Minister of Economy, Industry and Foreign Trade
- In office 18 January 1980 – 5 November 1982
- President: Mobutu Sese Seko
- Prime Minister: André Bo-Boliko Lokonga Jean Nguza Karl-i-Bond N'Singa Udjuu

Minister of Portfolio
- In office 5 November 1982 – 1983
- President: Mobutu Sese Seko
- Prime Minister: Léon Kengo wa Dondo

Minister of Economy and Foreign Trade
- In office 1983–1984
- President: Mobutu Sese Seko
- Prime Minister: Léon Kengo wa Dondo

Governor of the Central Bank of Zaïre
- In office 12 April 1985 – 30 March 1991
- President: Mobutu Sese Seko
- Preceded by: Jules Fontaine Sambwa
- Succeeded by: Jean-Gualbert Nyembo Shabani

Minister of Finance
- In office 6 July 1994 – February 1996
- President: Mobutu Sese Seko
- Prime Minister: Léon Kengo wa Dondo
- Preceded by: Jules Fontaine Sambwa
- Succeeded by: Gilbert Kiakwama kia Kiziki

Member of the National Assembly
- In office 30 July 2006 – 28 November 2011
- Constituency: Butembo (North Kivu)

Personal details
- Born: 10 July 1946 (age 80) Bukavu (République démocratique du Congo)
- Alma mater: Lovanium University

= Pierre Pay-Pay wa Syakasighe =

Congolese economist and politician (born 1946)

Pierre Pay-Pay wa Syakasighe (born 10 July 1946, in Bukavu), is an economist and politician of the Democratic Republic of Congo.

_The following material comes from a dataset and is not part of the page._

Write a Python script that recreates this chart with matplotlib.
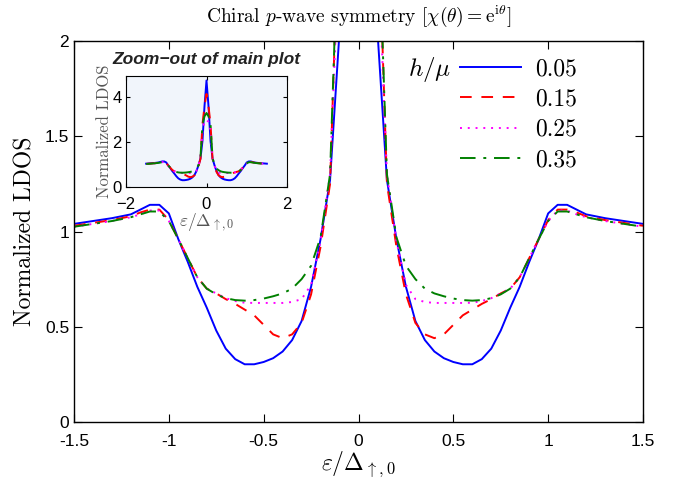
import matplotlib
matplotlib.use("Agg")
import matplotlib.pyplot as plt
from matplotlib.ticker import FormatStrFormatter

plt.rcParams['mathtext.fontset'] = 'cm'
plt.rcParams['font.family'] = ['Liberation Sans', 'DejaVu Sans']
plt.rcParams['axes.unicode_minus'] = True

# energy grid eps/Delta
eps = [-1.5, -1.4, -1.3, -1.2, -1.15, -1.1, -1.05, -1.0, -0.95, -0.9, -0.85, -0.8,
       -0.75, -0.7, -0.65, -0.6, -0.55, -0.5, -0.45, -0.4, -0.35, -0.3, -0.25, -0.2,
       -0.15, -0.1, -0.05, 0.0, 0.05, 0.1, 0.15, 0.2, 0.25, 0.3, 0.35, 0.4, 0.45,
       0.5, 0.55, 0.6, 0.65, 0.7, 0.75, 0.8, 0.85, 0.9, 0.95, 1.0, 1.05, 1.1, 1.15,
       1.2, 1.3, 1.4, 1.5]

ldos_005 = [1.04, 1.055, 1.07, 1.09, 1.115, 1.14, 1.14, 1.095, 0.96, 0.84, 0.71, 0.60,
            0.48, 0.385, 0.33, 0.303, 0.303, 0.315, 0.335, 0.37, 0.43, 0.53, 0.71, 0.96,
            1.27, 2.05, 3.6, 4.75, 3.6, 2.05, 1.27, 0.96, 0.71, 0.53, 0.43, 0.37, 0.335,
            0.315, 0.303, 0.303, 0.33, 0.385, 0.48, 0.60, 0.71, 0.84, 0.96, 1.095, 1.14,
            1.14, 1.115, 1.09, 1.07, 1.055, 1.04]
ldos_015 = [1.03, 1.045, 1.06, 1.08, 1.10, 1.115, 1.115, 1.06, 0.96, 0.86, 0.76, 0.70,
            0.675, 0.645, 0.62, 0.59, 0.56, 0.51, 0.46, 0.44, 0.46, 0.52, 0.67, 0.92,
            1.25, 2.8, 3.6, 4.15, 3.6, 2.8, 1.25, 0.92, 0.67, 0.52, 0.46, 0.44, 0.46,
            0.51, 0.56, 0.59, 0.62, 0.645, 0.675, 0.70, 0.76, 0.86, 0.96, 1.06, 1.115,
            1.115, 1.10, 1.08, 1.06, 1.045, 1.03]
ldos_025 = [1.025, 1.04, 1.055, 1.075, 1.09, 1.11, 1.11, 1.055, 0.96, 0.86, 0.76, 0.70,
            0.675, 0.65, 0.635, 0.626, 0.625, 0.625, 0.625, 0.625, 0.63, 0.645, 0.72, 0.95,
            1.3, 2.55, 2.9, 3.0, 2.9, 2.55, 1.3, 0.95, 0.72, 0.645, 0.63, 0.625, 0.625,
            0.625, 0.625, 0.626, 0.635, 0.65, 0.675, 0.70, 0.76, 0.86, 0.96, 1.055, 1.11,
            1.11, 1.09, 1.075, 1.055, 1.04, 1.025]
ldos_035 = [1.025, 1.04, 1.055, 1.075, 1.09, 1.105, 1.105, 1.055, 0.96, 0.86, 0.76, 0.70,
            0.67, 0.65, 0.64, 0.637, 0.64, 0.648, 0.66, 0.675, 0.70, 0.75, 0.82, 0.97,
            1.3, 2.8, 3.15, 3.3, 3.15, 2.8, 1.3, 0.97, 0.82, 0.75, 0.70, 0.675, 0.66,
            0.648, 0.64, 0.637, 0.64, 0.65, 0.67, 0.70, 0.76, 0.86, 0.96, 1.055, 1.105,
            1.105, 1.09, 1.075, 1.055, 1.04, 1.025]

labels = ['0.05', '0.15', '0.25', '0.35']
series = [ldos_005, ldos_015, ldos_025, ldos_035]
colors = ['#0000ff', '#ff0000', '#ff00ff', '#008000']
styles = ['-', (0, (6, 5)), (0, (1, 3)), (0, (8, 4, 1.5, 4))]

fig = plt.figure(figsize=(6.82, 4.78), dpi=100)
ax = fig.add_axes([74/682, 1-422/478, (643-74)/682, (422-41)/478])

lines = []
for y, c, ls, lab in zip(series, colors, styles, labels):
    l, = ax.plot(eps, y, color=c, linestyle=ls, linewidth=1.4, label=lab)
    lines.append(l)

ax.set_xlim(-1.5, 1.5)
ax.set_ylim(0, 2)
ax.set_xticks([-1.5, -1, -0.5, 0, 0.5, 1, 1.5])
ax.set_yticks([0, 0.5, 1, 1.5, 2])
ax.xaxis.set_major_formatter(FormatStrFormatter('%g'))
ax.yaxis.set_major_formatter(FormatStrFormatter('%g'))
ax.tick_params(direction='in', top=True, right=True, length=6, labelsize=12.5)
ax.tick_params(axis='x', pad=9)
for s in ax.spines.values():
    s.set_linewidth(1.0)

ax.set_xlabel(r'$\varepsilon/\Delta_{\uparrow,0}$', fontsize=17, labelpad=0)
ax.set_ylabel('Normalized LDOS', family='cmr10', fontsize=17, labelpad=6)
ax.set_title(r'Chiral $p$-wave symmetry [$\chi(\theta) = \mathrm{e}^{\mathrm{i}\theta}$]',
             family='cmr10', fontsize=14, pad=14)

leg = ax.legend(handles=lines, loc='upper left', bbox_to_anchor=(460/682, 1-58/478),
                bbox_transform=fig.transFigure, frameon=False,
                handlelength=2.6, handletextpad=0.6, labelspacing=0.35, borderpad=0,
                borderaxespad=0, prop={'family': 'cmr10', 'size': 17})
fig.text(451/682, 1-70/478, r'$h/\mu$', fontsize=18, ha='right', va='center')

# inset
axi = fig.add_axes([126/682, 1-187/478, 161/682, 111/478], facecolor='#f1f5fb')
for y, c, ls in zip(series, colors, styles):
    axi.plot(eps, y, color=c, linestyle=ls, linewidth=1.4)
axi.set_xlim(-2, 2)
axi.set_ylim(0, 4.95)
axi.set_xticks([-2, 0, 2])
axi.set_yticks([0, 2, 4])
axi.tick_params(direction='in', top=True, right=True, length=3, labelsize=12, pad=3)
axi.tick_params(axis='x', pad=7)
axi.set_ylabel('Normalized LDOS', family='cmr10', fontsize=12, color='#555555', labelpad=0)
axi.set_xlabel(r'$\varepsilon/\Delta_{\uparrow,0}$', fontsize=12.5, color='#555555', labelpad=0)
axi.set_title('Zoom\u2212out of main plot', fontsize=12.5, fontweight='bold', style='italic',
              color='#222222', pad=9)

fig.savefig('out.png', dpi=100)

During his career, he held several positions relating to the Economy and Finance. He has served as Minister of Economy, Industry and Foreign Trade, Minister of Portfolio, Minister of Finance, CEO of Commercial Gécamines, and Governor of the Central Bank of Congo at the time of Zaire. Pierre Pay-Pay was a candidate in the 2006 Presidential Election for the Congolese Democratic Convention (CODECO), an electoral platform that brought together several political parties. He served in the National Assembly as a member following the 2006 Legislative Elections. He is currently National President of the Union of Christian Democratic Federalists (U.DE.C.F).

Pay-Pay is also a member of the political bureau for "Ensemble pour le changement", the opposition political coalition formed by former governor of Katanga Moïse Katumbi to support his presidential bid in the upcoming 2018 presidential election.